The Process of Coal Formation (Coalification)
The distinct ranks of coal are determined by coalification, the geological process that transforms buried plant debris into carbon-rich rock. This process begins when plant matter accumulates in swampy wetlands, where the lack of oxygen leads to only partial decomposition, forming peat. Peat, which is not technically coal, is the organic precursor, acting as the starting point for the entire sequence.
As layers of sediment accumulate above the peat, the material is buried under immense weight and depth. The resulting pressure squeezes out water and reduces the volume of the organic matter, initiating the first stage of transformation into Lignite. Subsequent, deeper burial subjects the material to higher temperatures, which act as the primary catalyst for increasing the coal’s rank.
Continued exposure to heat and pressure forces out remaining volatile compounds like oxygen and hydrogen. This progressive chemical and physical change raises the percentage of fixed carbon in the material. The sequence of transformation follows a fixed path: Peat transitions to Lignite, then to Sub-bituminous, followed by Bituminous, and finally to Anthracite.
The final rank achieved by a coal seam is directly related to the maximum temperature it experienced during its burial history. Once a specific rank is attained, the process is irreversible. This means Anthracite has undergone the most intense exposure to heat and pressure, which dictates the ultimate quality of the coal.

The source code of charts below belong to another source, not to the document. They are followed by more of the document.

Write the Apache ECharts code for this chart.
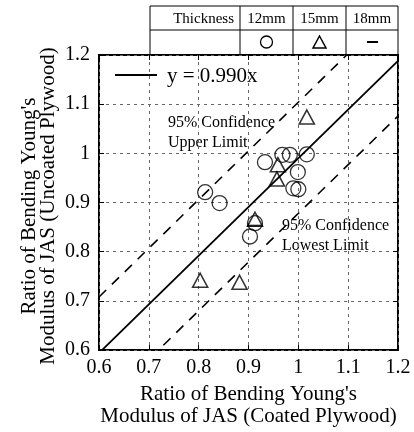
<!DOCTYPE html>
<html>
<head>
<meta charset="utf-8">
<script src="https://cdn.jsdelivr.net/npm/echarts@6/dist/echarts.min.js"></script>
<style>
    html, body { margin: 0; padding: 0; background: #fff; }
    #chart { width: 414px; height: 432px; }
</style>
</head>
<body>
<div id="chart"></div>
<script>
//刻度
const xTicks = [0.6, 0.7, 0.8, 0.9, 1.0, 1.1, 1.2];
const yTicks = [0.6, 0.7, 0.8, 0.9, 1.0, 1.1, 1.2];

//12mm 圆
const circles12 = [
    [0.813, 0.921], [0.842, 0.899], [0.903, 0.831], [0.913, 0.858],
    [0.933, 0.982], [0.968, 0.997], [0.983, 0.997], [1.017, 0.998],
    [0.999, 0.962], [0.990, 0.929], [1.000, 0.927]
];
//15mm 三角
const triangles15 = [
    [0.803, 0.742], [0.882, 0.738], [0.913, 0.866],
    [0.957, 0.948], [0.959, 0.977], [1.017, 1.074]
];
//18mm 横线
const dashes18 = [[0.913, 0.853]];

//回归线及95%置信限
const fitLine = [[0.6, 0.594], [1.2, 1.188]];
const upperLimit = [[0.6, 0.708], [1.2, 1.302]];
const lowerLimit = [[0.6, 0.482], [1.2, 1.076]];

const serif = "'Liberation Serif', 'DejaVu Serif', serif";
const grid = { left: 99, top: 55, width: 299, height: 302 };

let chart = echarts.init(document.getElementById('chart'));

function tickText(v) {
    return String(Math.round(v * 10) / 10);
}

function baseAxis(ticks) {
    return {
        type: 'value',
        min: ticks[0],
        max: ticks[ticks.length - 1],
        interval: 0.1,
        axisLine: { show: false },
        axisTick: { show: true, inside: true, length: 5, lineStyle: { color: '#000', width: 1 } },
        splitLine: { show: false },
        axisLabel: { show: false }
    };
}

let xMain = Object.assign(baseAxis(xTicks), {
    position: 'bottom',
    axisLabel: { show: true, formatter: tickText, color: '#000', fontFamily: serif, fontSize: 20, margin: 8 },
    splitLine: { show: true, lineStyle: { color: '#666', width: 1, type: [3, 4] } },
    name: "Ratio of Bending Young's\nModulus of JAS (Coated Plywood)",
    nameLocation: 'middle',
    nameGap: 30,
    nameTextStyle: { color: '#000', fontFamily: serif, fontSize: 21, lineHeight: 22 }
});
let xTop = Object.assign(baseAxis(xTicks), { position: 'top' });

let yMain = Object.assign(baseAxis(yTicks), {
    position: 'left',
    axisLabel: { show: true, formatter: tickText, color: '#000', fontFamily: serif, fontSize: 20, margin: 9 },
    splitLine: { show: true, lineStyle: { color: '#666', width: 1, type: [3, 4] } }
});
let yRight = Object.assign(baseAxis(yTicks), { position: 'right' });

const markStyle = { color: 'rgba(0,0,0,0)', borderColor: '#000', borderWidth: 1.3 };

let option = {
    animation: false,
    backgroundColor: '#fff',
    grid: Object.assign({ show: true, borderColor: '#000', borderWidth: 2, backgroundColor: 'transparent' }, grid),
    xAxis: [xMain, xTop],
    yAxis: [yMain, yRight],
    series: [
        {
            name: 'y = 0.990x', type: 'line', data: fitLine, symbol: 'none',
            lineStyle: { color: '#000', width: 1.8 }, silent: true, z: 3
        },
        {
            name: 'upper', type: 'line', data: upperLimit, symbol: 'none',
            lineStyle: { color: '#000', width: 1.6, type: [10, 8] }, silent: true, z: 3
        },
        {
            name: 'lower', type: 'line', data: lowerLimit, symbol: 'none',
            lineStyle: { color: '#000', width: 1.6, type: [10, 8] }, silent: true, z: 3
        },
        {
            name: '12mm', type: 'scatter', data: circles12, symbol: 'circle', symbolSize: 15,
            itemStyle: markStyle, z: 4
        },
        {
            name: '15mm', type: 'scatter', data: triangles15, symbol: 'triangle', symbolSize: [15, 14],
            itemStyle: { color: 'rgba(0,0,0,0)', borderColor: '#000', borderWidth: 1.6 }, z: 4
        },
        {
            name: '18mm', type: 'scatter', data: dashes18, symbol: 'rect', symbolSize: [16, 2],
            itemStyle: { color: '#000' }, z: 4
        }
    ],
    graphic: [
        //厚度表格
        { type: 'rect', shape: { x: 150, y: 6, width: 248, height: 49 }, style: { fill: 'none', stroke: '#000', lineWidth: 1 } },
        { type: 'line', shape: { x1: 150, y1: 30, x2: 398, y2: 30 }, style: { stroke: '#000', lineWidth: 1 } },
        { type: 'line', shape: { x1: 240, y1: 6, x2: 240, y2: 55 }, style: { stroke: '#000', lineWidth: 1 } },
        { type: 'line', shape: { x1: 293, y1: 6, x2: 293, y2: 55 }, style: { stroke: '#000', lineWidth: 1 } },
        { type: 'line', shape: { x1: 346, y1: 6, x2: 346, y2: 55 }, style: { stroke: '#000', lineWidth: 1 } },
        { type: 'text', x: 234, y: 19, style: { text: 'Thickness', font: '15px ' + serif, fill: '#000', align: 'right', verticalAlign: 'middle' } },
        { type: 'text', x: 266.5, y: 19, style: { text: '12mm', font: '15px ' + serif, fill: '#000', align: 'center', verticalAlign: 'middle' } },
        { type: 'text', x: 319.5, y: 19, style: { text: '15mm', font: '15px ' + serif, fill: '#000', align: 'center', verticalAlign: 'middle' } },
        { type: 'text', x: 372, y: 19, style: { text: '18mm', font: '15px ' + serif, fill: '#000', align: 'center', verticalAlign: 'middle' } },
        { type: 'circle', shape: { cx: 266.5, cy: 42, r: 6 }, style: { fill: 'none', stroke: '#000', lineWidth: 1.3 } },
        { type: 'polygon', shape: { points: [[319.5, 36], [326, 48], [313, 48]] }, style: { fill: 'none', stroke: '#000', lineWidth: 1.5 } },
        { type: 'line', shape: { x1: 367, y1: 42, x2: 378, y2: 42 }, style: { stroke: '#000', lineWidth: 2 } },
        //图例
        { type: 'line', shape: { x1: 115, y1: 75, x2: 157, y2: 75 }, style: { stroke: '#000', lineWidth: 2 } },
        { type: 'text', x: 167, y: 76, style: { text: 'y = 0.990x', font: '21px ' + serif, fill: '#000', verticalAlign: 'middle' } },
        //注释
        { type: 'text', x: 168, y: 133, style: { text: '95% Confidence\nUpper Limit', font: '16px ' + serif, lineHeight: 20, fill: '#000', verticalAlign: 'middle' } },
        { type: 'text', x: 282, y: 236, style: { text: '95% Confidence\nLowest Limit', font: '16px ' + serif, lineHeight: 20, fill: '#000', verticalAlign: 'middle' } },
        //纵轴标题
        {
            type: 'text', x: 39, y: 206, rotation: Math.PI / 2,
            style: { text: "Ratio of Bending Young's\nModulus of JAS (Uncoated Plywood)", font: '21px ' + serif, lineHeight: 19, fill: '#000', align: 'center', verticalAlign: 'middle' }
        }
    ]
};
chart.setOption(option);
</script>
</body>
</html>
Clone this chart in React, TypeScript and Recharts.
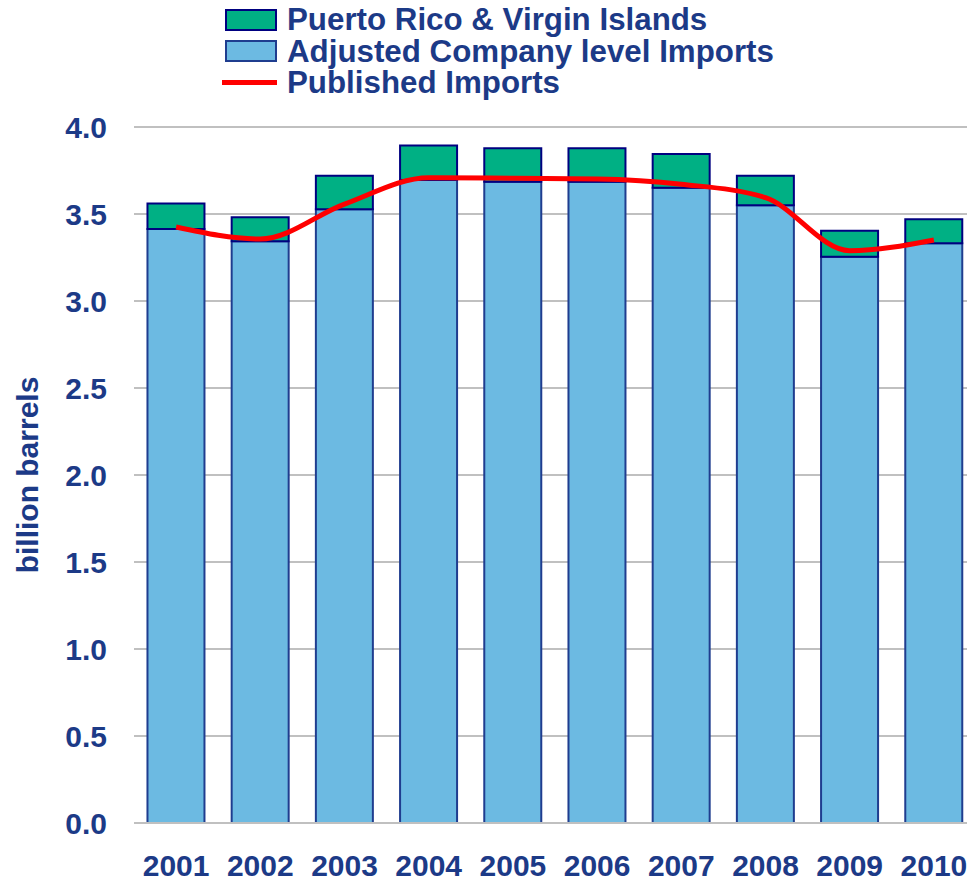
import React from "react";
import {
  ComposedChart,
  Bar,
  Line,
  XAxis,
  YAxis,
  CartesianGrid,
  Legend,
} from "recharts";

const YEARS = ["2001", "2002", "2003", "2004", "2005", "2006", "2007", "2008", "2009", "2010"];
const ADJUSTED = [3.414, 3.343, 3.527, 3.695, 3.686, 3.686, 3.651, 3.55, 3.255, 3.332];
const PUERTO_RICO = [0.147, 0.138, 0.193, 0.198, 0.192, 0.192, 0.194, 0.17, 0.149, 0.138];
const PUBLISHED = [3.425, 3.356, 3.557, 3.709, 3.705, 3.701, 3.671, 3.594, 3.289, 3.351];
const Y_TICKS = [0, 0.5, 1, 1.5, 2, 2.5, 3, 3.5, 4];

const TEXT = "#1c3a87";
const FONT = "'Liberation Sans', Arial, sans-serif";
const GREEN = "#00b084";
const BLUE = "#6cbae2";
const RED = "#ff0000";

const data = YEARS.map((year, i) => ({
  year,
  adjusted: ADJUSTED[i],
  puertoRico: PUERTO_RICO[i],
  published: PUBLISHED[i],
}));

const LEGEND_ROWS = [
  { label: "Puerto Rico & Virgin Islands", kind: "box", fill: GREEN, border: "#000080" },
  { label: "Adjusted Company level Imports", kind: "box", fill: BLUE, border: "#1f3d8f" },
  { label: "Published Imports", kind: "line", fill: RED, border: RED },
];

function ChartLegend() {
  return (
    <div style={{ fontFamily: FONT, fontWeight: "bold", fontSize: 31.3, color: TEXT }}>
      {LEGEND_ROWS.map((row) => (
        <div
          key={row.label}
          style={{ display: "flex", alignItems: "center", height: 31.5, whiteSpace: "nowrap" }}
        >
          <div style={{ width: 65, display: "flex", alignItems: "center" }}>
            {row.kind === "box" ? (
              <div
                style={{
                  marginLeft: 3,
                  width: 48,
                  height: 18,
                  background: row.fill,
                  border: `2px solid ${row.border}`,
                }}
              />
            ) : (
              <div style={{ width: 55, height: 5, background: row.fill }} />
            )}
          </div>
          <span style={{ lineHeight: 1 }}>{row.label}</span>
        </div>
      ))}
    </div>
  );
}

export default function App() {
  return (
    <div
      style={{
        position: "absolute",
        left: 0,
        top: 0,
        width: 967,
        height: 884,
        overflow: "hidden",
        background: "#fff",
      }}
    >
      <ComposedChart
        width={980}
        height={884}
        data={data}
        margin={{ top: 127, right: 4, bottom: 0, left: 0 }}
        barCategoryGap="16%"
      >
        <CartesianGrid vertical={false} stroke="#c0c0c0" strokeWidth={2} />
        <XAxis
          dataKey="year"
          height={61}
          axisLine={{ stroke: "#c0c0c0", strokeWidth: 2 }}
          tickLine={false}
          tickSize={0}
          tickMargin={32}
          interval={0}
          tick={{ fill: TEXT, fontSize: 30, fontWeight: "bold", fontFamily: FONT }}
        />
        <YAxis
          width={134}
          domain={[0, 4]}
          ticks={Y_TICKS}
          allowDataOverflow
          axisLine={false}
          tickLine={false}
          tickSize={0}
          tickMargin={27}
          tickFormatter={(v: number) => v.toFixed(1)}
          tick={{ fill: TEXT, fontSize: 30, fontWeight: "bold", fontFamily: FONT }}
          label={{
            value: "billion barrels",
            angle: -90,
            position: "insideLeft",
            offset: 27,
            style: {
              textAnchor: "middle",
              fill: TEXT,
              fontSize: 30,
              fontWeight: "bold",
              fontFamily: FONT,
            },
          }}
        />
        <Legend
          verticalAlign="top"
          align="left"
          content={() => <ChartLegend />}
          wrapperStyle={{ top: 4, left: 222, width: 700, height: 0, overflow: "visible" }}
        />
        <Bar
          dataKey="adjusted"
          stackId="imports"
          fill={BLUE}
          stroke="#1f3d8f"
          strokeWidth={2}
          isAnimationActive={false}
        />
        <Bar
          dataKey="puertoRico"
          stackId="imports"
          fill={GREEN}
          stroke="#000080"
          strokeWidth={2}
          isAnimationActive={false}
        />
        <Line
          dataKey="published"
          type="monotone"
          stroke={RED}
          strokeWidth={5}
          dot={false}
          isAnimationActive={false}
        />
      </ComposedChart>
    </div>
  );
}
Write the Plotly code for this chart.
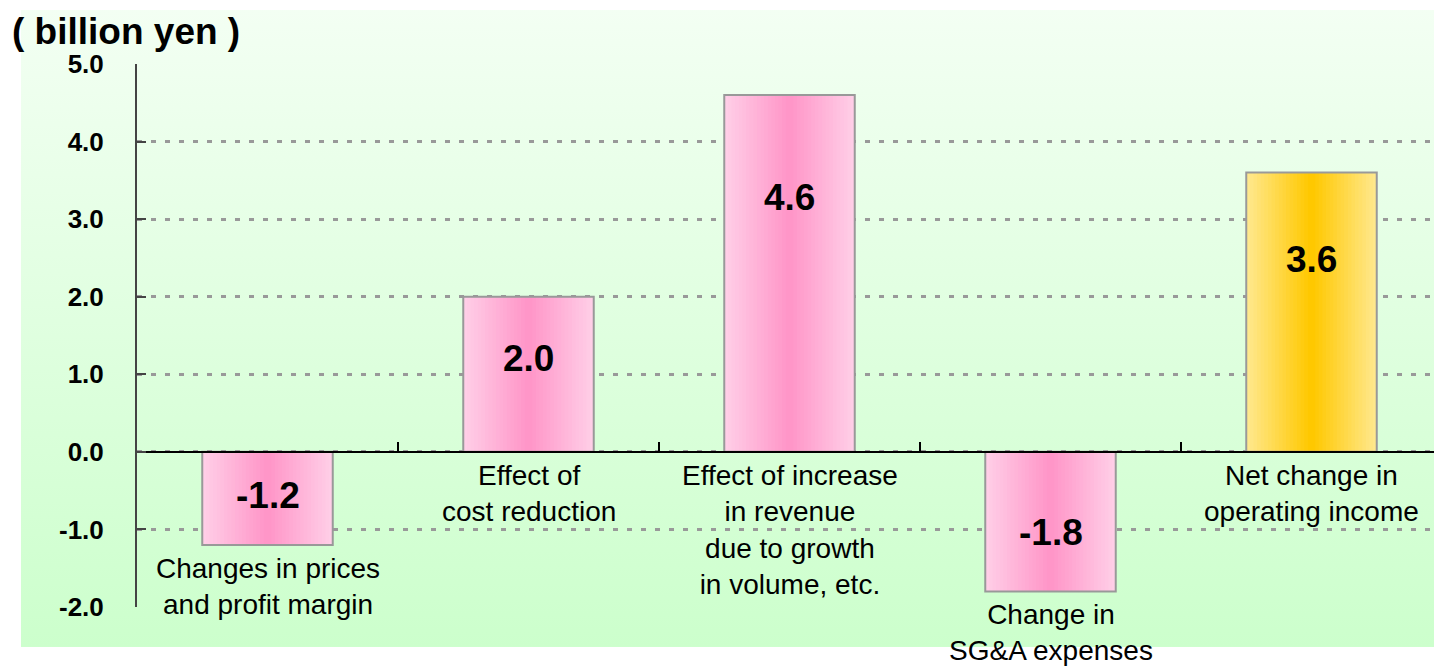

Comparative Quality and Commercial Applications
The quality of each coal rank is assessed by three primary metrics: Heating Value, Fixed Carbon Percentage, and Moisture Content. Anthracite, with its high fixed carbon and negligible moisture, delivers the highest heating value (BTU) and burns the cleanest. This superior energy density makes it a premium fuel for specialized industrial uses and residential heating.
Bituminous coal is highly valued for its high energy content and is the most widely utilized rank, serving two major sectors. A significant portion is used as thermal coal for steam-electric power generation in power plants. Crucially, a specific subtype, known as coking or metallurgical coal, is essential for producing coke, a porous carbon material required in the steelmaking process.
Sub-bituminous coal has a lower heating value than Bituminous but is often preferred in large-scale power generation due to its lower sulfur content. This characteristic makes it a cleaner-burning option, which can simplify emission control processes at electricity-generating facilities. It is also used in cement manufacturing and industrial boilers for steam generation.
Lignite, having the lowest fixed carbon and highest moisture content, yields the lowest amount of energy per unit of weight. Because of its low efficiency and high transport costs, Lignite is almost exclusively used as fuel in power plants located near the mine site. This rank is an affordable but less energy-dense source primarily dedicated to electricity generation.